A project funded by Paul G. Allen Philanthropies has developed a new tool using DNA analysis to identify nine species of sharks protected by the Convention on International Trade in Endangered Species of Wild Fauna and Flora (CITES). Countries are required to check shipments and prosecute importers that are illegally trading in the shark fins, meat and other products.
Allen, the Microsoft co-founder who died in October of non-Hodgkins lymphoma, made marine health one of his philanthropic focuses.
“Paul loved the oceans,” said Rebecca Ng, who leads the philanthropy’s marine wildlife and ocean health portfolio. He was troubled by the global decline of wildlife. “One of the things that he was really interested in was sharks and their role in the oceans.”
The team funded by Allen created an easy-to-use tool that analyzes up to 94 samples in less than four hours.
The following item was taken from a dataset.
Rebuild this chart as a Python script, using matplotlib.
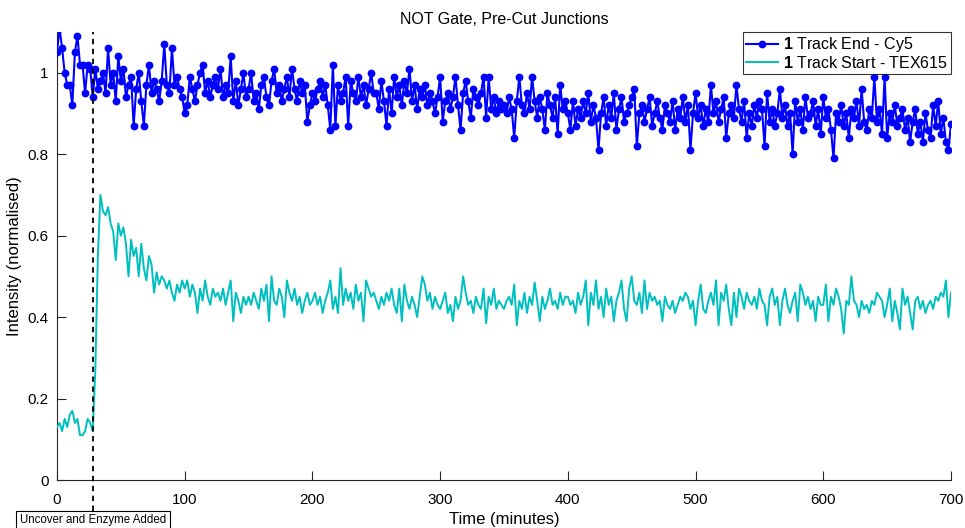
import numpy as np
import matplotlib
matplotlib.use("Agg")
import matplotlib.pyplot as plt
from matplotlib.patches import Rectangle

plt.rcParams['font.family'] = ['Liberation Sans', 'DejaVu Sans']
plt.rcParams['mathtext.fontset'] = 'custom'
plt.rcParams['mathtext.bf'] = 'Liberation Sans:bold'
plt.rcParams['mathtext.rm'] = 'Liberation Sans'

# Sampling times (minutes)
time_min = np.arange(0, 701, 2)

# Track End - Cy5 (normalised intensity)
cy5_end = [
    1.05, 1.11, 1.06, 1.00, 0.97, 0.97, 0.92, 1.05, 1.09, 1.02, 1.02, 0.95, 1.02, 1.01, 0.94, 1.01, 0.96, 0.98, 1.00, 0.95, 1.06, 0.97, 1.00, 0.93, 1.04,
    0.98, 1.01, 0.94, 0.97, 0.99, 0.87, 0.96, 1.00, 0.93, 0.87, 0.97, 1.02, 0.95, 0.98, 0.96, 0.93, 0.98, 1.07, 0.97, 0.95, 1.06, 0.97, 0.99, 0.96, 0.94,
    0.90, 0.92, 0.99, 0.96, 0.93, 0.97, 1.00, 1.02, 0.95, 0.98, 0.94, 0.97, 0.99, 0.96, 1.01, 0.94, 0.97, 0.95, 1.04, 0.93, 0.98, 0.92, 0.96, 1.00, 0.94,
    0.96, 1.00, 0.93, 0.95, 0.91, 0.97, 0.99, 0.94, 0.92, 0.98, 1.01, 0.95, 0.97, 0.93, 0.96, 0.99, 0.94, 1.01, 0.96, 0.93, 0.98, 0.95, 0.97, 0.88, 0.92,
    0.95, 0.93, 0.96, 0.98, 0.94, 0.97, 0.92, 0.86, 1.02, 0.87, 0.97, 0.93, 0.95, 0.99, 0.87, 0.98, 0.95, 0.93, 0.99, 0.94, 0.97, 0.92, 0.96, 1.00, 0.95,
    0.95, 0.91, 0.98, 0.93, 0.87, 0.96, 0.90, 0.99, 0.94, 0.97, 0.92, 0.98, 0.95, 1.01, 0.93, 0.97, 0.91, 0.96, 0.94, 0.97, 0.92, 0.95, 0.93, 0.90, 0.94,
    0.99, 0.88, 0.93, 0.95, 0.91, 0.94, 0.99, 0.92, 0.86, 0.95, 0.98, 0.93, 0.89, 0.96, 0.94, 0.92, 0.95, 0.99, 0.89, 0.99, 0.91, 0.94, 0.90, 0.93, 0.91,
    0.92, 0.90, 0.94, 0.91, 0.84, 0.93, 0.99, 0.92, 0.90, 0.95, 0.91, 0.99, 0.93, 0.89, 0.94, 0.91, 0.86, 0.95, 0.92, 0.89, 0.94, 0.85, 0.97, 0.91, 0.93,
    0.90, 0.86, 0.93, 0.87, 0.91, 0.89, 0.93, 0.90, 0.95, 0.88, 0.92, 0.89, 0.81, 0.90, 0.94, 0.87, 0.92, 0.89, 0.95, 0.86, 0.91, 0.94, 0.88, 0.90, 0.92,
    0.94, 0.96, 0.82, 0.90, 0.92, 0.88, 0.91, 0.94, 0.87, 0.90, 0.93, 0.89, 0.86, 0.92, 0.90, 0.88, 0.93, 0.86, 0.91, 0.89, 0.94, 0.88, 0.92, 0.81, 0.90,
    0.95, 0.89, 0.92, 0.87, 0.91, 0.88, 0.97, 0.90, 0.93, 0.88, 0.91, 0.94, 0.84, 0.90, 0.92, 0.89, 0.97, 0.91, 0.88, 0.93, 0.84, 0.90, 0.87, 0.92, 0.89,
    0.93, 0.91, 0.82, 0.95, 0.88, 0.91, 0.87, 0.90, 0.96, 0.89, 0.92, 0.87, 0.90, 0.80, 0.93, 0.88, 0.91, 0.86, 0.94, 0.89, 0.90, 0.93, 0.87, 0.91, 0.85,
    0.94, 0.89, 0.91, 0.86, 0.79, 0.90, 0.88, 0.92, 0.87, 0.90, 0.84, 0.91, 0.89, 0.93, 0.87, 0.96, 0.88, 0.86, 0.91, 0.89, 0.99, 0.88, 0.91, 0.85, 0.99,
    0.84, 0.90, 0.88, 0.92, 0.87, 0.89, 0.91, 0.86, 0.89, 0.83, 0.88, 0.91, 0.85, 0.88, 0.83, 0.90, 0.86, 0.84, 0.92, 0.87, 0.93, 0.85, 0.89, 0.83, 0.81,
    0.875,
]

# Track Start - TEX615 (normalised intensity)
tex615_start = [
    0.13, 0.14, 0.12, 0.15, 0.13, 0.16, 0.17, 0.14, 0.15, 0.11, 0.11, 0.12, 0.15, 0.14, 0.12, 0.27, 0.55, 0.70, 0.66, 0.65, 0.67, 0.63, 0.61, 0.54, 0.63,
    0.60, 0.62, 0.58, 0.50, 0.59, 0.55, 0.57, 0.50, 0.58, 0.52, 0.49, 0.55, 0.53, 0.46, 0.51, 0.48, 0.50, 0.49, 0.47, 0.49, 0.46, 0.44, 0.48, 0.46, 0.49,
    0.47, 0.49, 0.45, 0.48, 0.46, 0.41, 0.47, 0.44, 0.49, 0.45, 0.43, 0.47, 0.45, 0.46, 0.44, 0.47, 0.43, 0.46, 0.49, 0.39, 0.46, 0.44, 0.41, 0.45, 0.43,
    0.45, 0.43, 0.46, 0.44, 0.42, 0.47, 0.44, 0.48, 0.39, 0.50, 0.44, 0.43, 0.47, 0.45, 0.40, 0.49, 0.46, 0.44, 0.47, 0.43, 0.45, 0.41, 0.44, 0.46, 0.43,
    0.44, 0.46, 0.43, 0.45, 0.41, 0.44, 0.46, 0.49, 0.42, 0.45, 0.41, 0.52, 0.43, 0.47, 0.44, 0.46, 0.42, 0.48, 0.44, 0.46, 0.39, 0.49, 0.47, 0.45, 0.46,
    0.44, 0.42, 0.45, 0.43, 0.46, 0.44, 0.47, 0.43, 0.41, 0.47, 0.39, 0.48, 0.44, 0.42, 0.45, 0.43, 0.40, 0.45, 0.50, 0.48, 0.44, 0.46, 0.42, 0.45, 0.43,
    0.42, 0.44, 0.46, 0.41, 0.43, 0.39, 0.45, 0.42, 0.44, 0.50, 0.46, 0.43, 0.44, 0.41, 0.45, 0.43, 0.42, 0.47, 0.385, 0.45, 0.43, 0.47, 0.42, 0.44, 0.43,
    0.42, 0.44, 0.45, 0.43, 0.48, 0.38, 0.44, 0.42, 0.46, 0.41, 0.45, 0.43, 0.485, 0.44, 0.39, 0.45, 0.42, 0.44, 0.47, 0.43, 0.44, 0.42, 0.46, 0.43, 0.45,
    0.45, 0.43, 0.44, 0.41, 0.46, 0.43, 0.45, 0.49, 0.38, 0.46, 0.43, 0.49, 0.42, 0.45, 0.40, 0.47, 0.43, 0.45, 0.39, 0.44, 0.46, 0.49, 0.42, 0.39, 0.47,
    0.50, 0.44, 0.43, 0.46, 0.41, 0.49, 0.42, 0.46, 0.44, 0.45, 0.43, 0.44, 0.39, 0.45, 0.43, 0.42, 0.44, 0.41, 0.43, 0.45, 0.44, 0.46, 0.45, 0.42, 0.44,
    0.38, 0.44, 0.48, 0.42, 0.41, 0.44, 0.46, 0.43, 0.49, 0.38, 0.46, 0.44, 0.48, 0.42, 0.38, 0.46, 0.40, 0.47, 0.45, 0.42, 0.46, 0.44, 0.43, 0.45, 0.42,
    0.47, 0.44, 0.43, 0.38, 0.45, 0.47, 0.43, 0.45, 0.38, 0.44, 0.47, 0.43, 0.41, 0.44, 0.46, 0.39, 0.48, 0.46, 0.43, 0.45, 0.42, 0.44, 0.39, 0.45, 0.43,
    0.43, 0.48, 0.39, 0.45, 0.43, 0.47, 0.45, 0.42, 0.36, 0.44, 0.43, 0.50, 0.44, 0.43, 0.40, 0.44, 0.42, 0.43, 0.41, 0.44, 0.43, 0.46, 0.45, 0.44, 0.40,
    0.43, 0.47, 0.39, 0.44, 0.41, 0.37, 0.47, 0.43, 0.45, 0.41, 0.37, 0.44, 0.45, 0.42, 0.44, 0.41, 0.43, 0.44, 0.42, 0.45, 0.44, 0.46, 0.45, 0.49, 0.40,
    0.46,
]

event_time = 28
x_ticks = [0, 100, 200, 300, 400, 500, 600, 700]
y_ticks = [0, 0.2, 0.4, 0.6, 0.8, 1.0]
y_tick_labels = ["0", "0.2", "0.4", "0.6", "0.8", "1"]

W, H = 965, 528
fig = plt.figure(figsize=(W / 100, H / 100), dpi=100)
ax = fig.add_axes([57 / W, 1 - 480 / H, (951 - 57) / W, (480 - 32) / H])

axis_color = (0.15, 0.15, 0.15)

ax.plot(time_min, cy5_end, color=(0, 0, 1), lw=1.5, marker='o', ms=4.6,
        label=r"$\mathbf{1}$ Track End - Cy5", zorder=3)
ax.plot(time_min, tex615_start, color=(0, 0.75, 0.75), lw=1.4,
        label=r"$\mathbf{1}$ Track Start - TEX615", zorder=3)

ax.axvline(event_time, ymin=-0.069, ymax=1, color='black', ls=(0, (3, 2.5)),
           lw=1.3, clip_on=False, zorder=4)

ax.set_xlim(0, 700)
ax.set_ylim(0, 1.1)
ax.set_xticks(x_ticks)
ax.set_yticks(y_ticks)
ax.set_yticklabels(y_tick_labels)

for side in ('top', 'right'):
    ax.spines[side].set_visible(False)
for side in ('left', 'bottom'):
    ax.spines[side].set_color(axis_color)
    ax.spines[side].set_linewidth(0.8)
ax.tick_params(direction='in', length=6.5, width=0.8, colors=axis_color,
               labelcolor='black', labelsize=11)
ax.tick_params(axis='x', pad=9)
ax.tick_params(axis='y', pad=6)

ax.set_title("NOT Gate, Pre-Cut Junctions", fontsize=11.5, pad=6)
ax.set_xlabel("Time (minutes)", fontsize=12, labelpad=4)
ax.set_ylabel("Intensity (normalised)", fontsize=12, labelpad=4)

leg = ax.legend(loc='upper right', fontsize=11.5, frameon=True, fancybox=False,
                edgecolor='black', borderpad=0.2, handlelength=2.0,
                handletextpad=0.3, labelspacing=0.05, borderaxespad=0.0)
leg.get_frame().set_linewidth(0.8)

# Event annotation box under the axes
fig.patches.append(Rectangle((16 / W, -5 / H), (170 - 16) / W, (17 + 5) / H,
                             transform=fig.transFigure, facecolor='white',
                             edgecolor='black', lw=0.8))
fig.text(20 / W, 1 - 520.5 / H, "Uncover and Enzyme Added", fontsize=8.3,
         va='center', ha='left')

fig.savefig("out.png", dpi=100)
The test uses real time PCR (polymerase chain reaction) to replicate samples of DNA only if it comes from one of nine shark species of concern. As the DNA is replicated, the process incorporates a fluorescent compound, providing a clear indication that the piece of fin or meat is from a target animal.
There are 12 threatened species covered by CITES: three large hammerhead species, three kinds of thresher sharks, silky, porbeagles and great whites. The tests do not include three of the species; two are easy to recognize visually and one of the sharks has been tricky so far to pinpoint through this DNA process.
The organizations working are the project are Florida International University, Stony Brook University and Bloom Association. Florida International University received $322,000 in grant support from the philanthropy.
The tests are inexpensive to run, costing about $1 per sample. But the portable PCR machine needed to do the work is $35,000 or more for a larger device, or $4,000-5,000 for a small machine that can do 16 samples at a time.
Accurately monitoring the shark trade is important, Ng said. By some estimates, 100 million sharks are killed annually with about 60-70 million harvested for their fins, which are often used in Asian fin soups. Customs officials currently rely on visual identification, and can sometimes send samples to a remote lab for testing, but that can take weeks to get results. Using this tool will allow for quick assessments and aid countries in meeting their CITES obligations and avoid trade sanctions.
The team tested the PCR protocol in three field tests in Hong Kong, correctly identifying CITES-protected sharks. They published their results earlier this month in Scientific Reports.
“Given the widespread detection of illegal trade of meat and fins from sharks and their relatives it is imperative that we deploy all available tools, including portable (real time) PCR field assays, for better monitoring and enforcement of laws intended to protect them,” wrote the study’s authors, led by Diego Cardeñosa from Stony Brook.
Hong Kong is the primary audience so far for the new technology and the team is working with officials to get the protocol adopted for inspections. Leaders in Peru have also expressed interest.
“This tool is ticking all the boxes they’re trying to tick,” Ng said. “It’s rapid, it’s cost effective and it’s mobile.”